Review: Star City, "The Wolves" | Season 1, Episode 8

"Everything's going to be all right."

Review: Star City, "The Wolves" | Season 1, Episode 8
Screenshot: Apple TV

Hey free subscribers—as it finishes its first season, a preview of Lily's review of the Star City finale. As always, if you've been watching along and want to join the conversation, become a paid subscriber.


You can't accuse Star City of lacking ambition. In its first season, it's not once been content to stay in the shadows of For All Mankind — in fact, it's been so successful at forging its own identity that I occasionally forget that it's a spin-off at all. Instead of emulating its predecessor's (often very good!) soapy astronaut stories, Star City has tried to investigate the premises beneath the whole Space Race. Over years, millions of miles, and dozens of individual lives, Star City asks: what does a grand contest between superpowers (both, Star City makes clear, complicit in plentiful abuses of power) actually cost? What does it gain its competitors, and are those rewards worth their price?

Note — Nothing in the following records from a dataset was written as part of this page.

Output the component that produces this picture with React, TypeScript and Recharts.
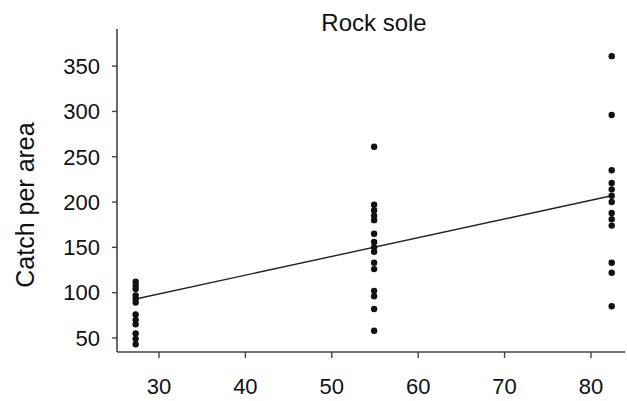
import React from 'react';
import { ScatterChart, Scatter, XAxis, YAxis, ReferenceLine, Label, Customized } from 'recharts';

// sampling positions (x) and catch per area at each position
const columnX = [27.3, 54.9, 82.4];
const catchLow = [112, 108, 104, 97, 93, 89, 76, 70, 65, 55, 49, 43];
const catchMid = [261, 197, 191, 185, 180, 165, 156, 150, 145, 133, 126, 102, 96, 82, 58];
const catchHigh = [361, 296, 235, 221, 214, 207, 200, 188, 181, 174, 133, 122, 85];

// fitted line end points
const fitX = [27.3, 82.4];
const fitY = [93, 207];

const xTicks = [30, 40, 50, 60, 70, 80];
const yTicks = [50, 100, 150, 200, 250, 300, 350];

const FONT = '"Liberation Sans", Arial, Helvetica, sans-serif';

const points = [catchLow, catchMid, catchHigh].flatMap((vals, i) =>
  vals.map((v) => ({ x: columnX[i], y: v }))
);

const Dot = (props: any) => <circle cx={props.cx} cy={props.cy} r={3.2} fill="#111" />;

export default function App() {
  return (
    <div style={{ position: 'absolute', left: 0, top: 0, background: '#fff' }}>
      <ScatterChart width={627} height={401} margin={{ top: 29, right: 2, bottom: 0, left: 0 }}>
        <XAxis
          type="number"
          dataKey="x"
          domain={[25.14, 83.94]}
          ticks={xTicks}
          allowDataOverflow
          height={49}
          tickSize={6}
          tickMargin={20}
          axisLine={{ stroke: '#444', strokeWidth: 1.6 }}
          tickLine={{ stroke: '#444', strokeWidth: 1.4 }}
          tick={{ fill: '#111', fontSize: 22, fontFamily: FONT }}
        />
        <YAxis
          type="number"
          dataKey="y"
          domain={[34.5, 390.96]}
          ticks={yTicks}
          allowDataOverflow
          width={117}
          tickSize={5}
          tickMargin={12}
          axisLine={{ stroke: '#444', strokeWidth: 1.6 }}
          tickLine={{ stroke: '#444', strokeWidth: 1.4 }}
          tick={{ fill: '#111', fontSize: 22, fontFamily: FONT }}
        >
          <Label
            content={() => (
              <text
                x={25}
                y={205}
                transform="rotate(-90 25 205)"
                textAnchor="middle"
                dominantBaseline="central"
                fill="#111"
                fontSize={25}
                fontFamily={FONT}
              >
                Catch per area
              </text>
            )}
          />
        </YAxis>
        <ReferenceLine
          segment={[
            { x: fitX[0], y: fitY[0] },
            { x: fitX[1], y: fitY[1] },
          ]}
          stroke="#222"
          strokeWidth={1.4}
        />
        <Scatter data={points} shape={<Dot />} isAnimationActive={false} />
        <Customized
          component={() => (
            <text x={374} y={22} textAnchor="middle" dominantBaseline="central" fill="#111" fontSize={24} fontFamily={FONT}>
              Rock sole
            </text>
          )}
        />
      </ScatterChart>
    </div>
  );
}
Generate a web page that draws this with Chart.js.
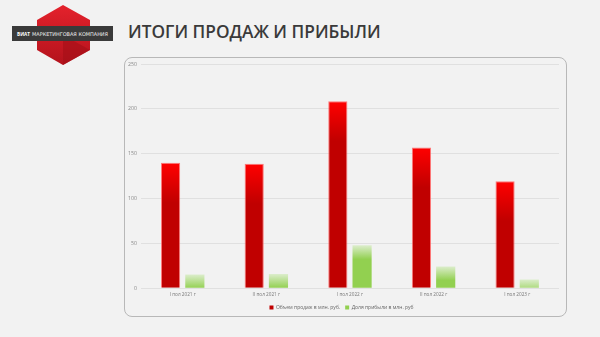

Where does beauty seep in despite it all?

That's a hefty mandate for eight hours of television. And while Star City has thus far done a good job of balancing the many plots that build its themes, its finale doesn't have much room to sprawl, particularly given the show's intentional pacing. It has to carefully choose which elements of its many plots to focus on in "The Wolves." The choices it makes are not terrible, exactly, but they are sometimes quite odd, highlighting the more FAM-like show Star City began as at the expense of the more grounded spy thriller it became.

Screenshot: Apple TV

I realize that the last sentence makes it sound like this review is going to be centered around how much I dislike the show's choice to pull its punches and let Venera survive. Truthfully, though, the way the show handles the Venera plotline isn't nearly as mawkish as I feared. The ship survived, yes, but in some ways that's actually worse for the cosmonauts on board. For one thing, that means they have to deal with the emotional anguish of Valya sacrificing himself to save Lakshmi and Sasha's lives. (I found the reasoning behind Valya's sacrifice contrived — surely they could have found a way to reel the bathysphere back in? — but Adam Nagaitis sells it with his performance.) For another, Sasha and Lakshmi then have to spend four claustrophobic months coming back from Venus knowing full well that what they're heading toward is most likely the same fate they avoided in the explosion: they'll be tried and executed as Valya's collaborators once they set foot on Soviet soil. In mingling the awe the cosmonauts feel at being the first humans to see another planet up close with the looming dread of their fates once they get back to land, the show is echoing some of its strongest earlier moments—Anastasia's trip to the moon, primarily—while pushing its themes forward.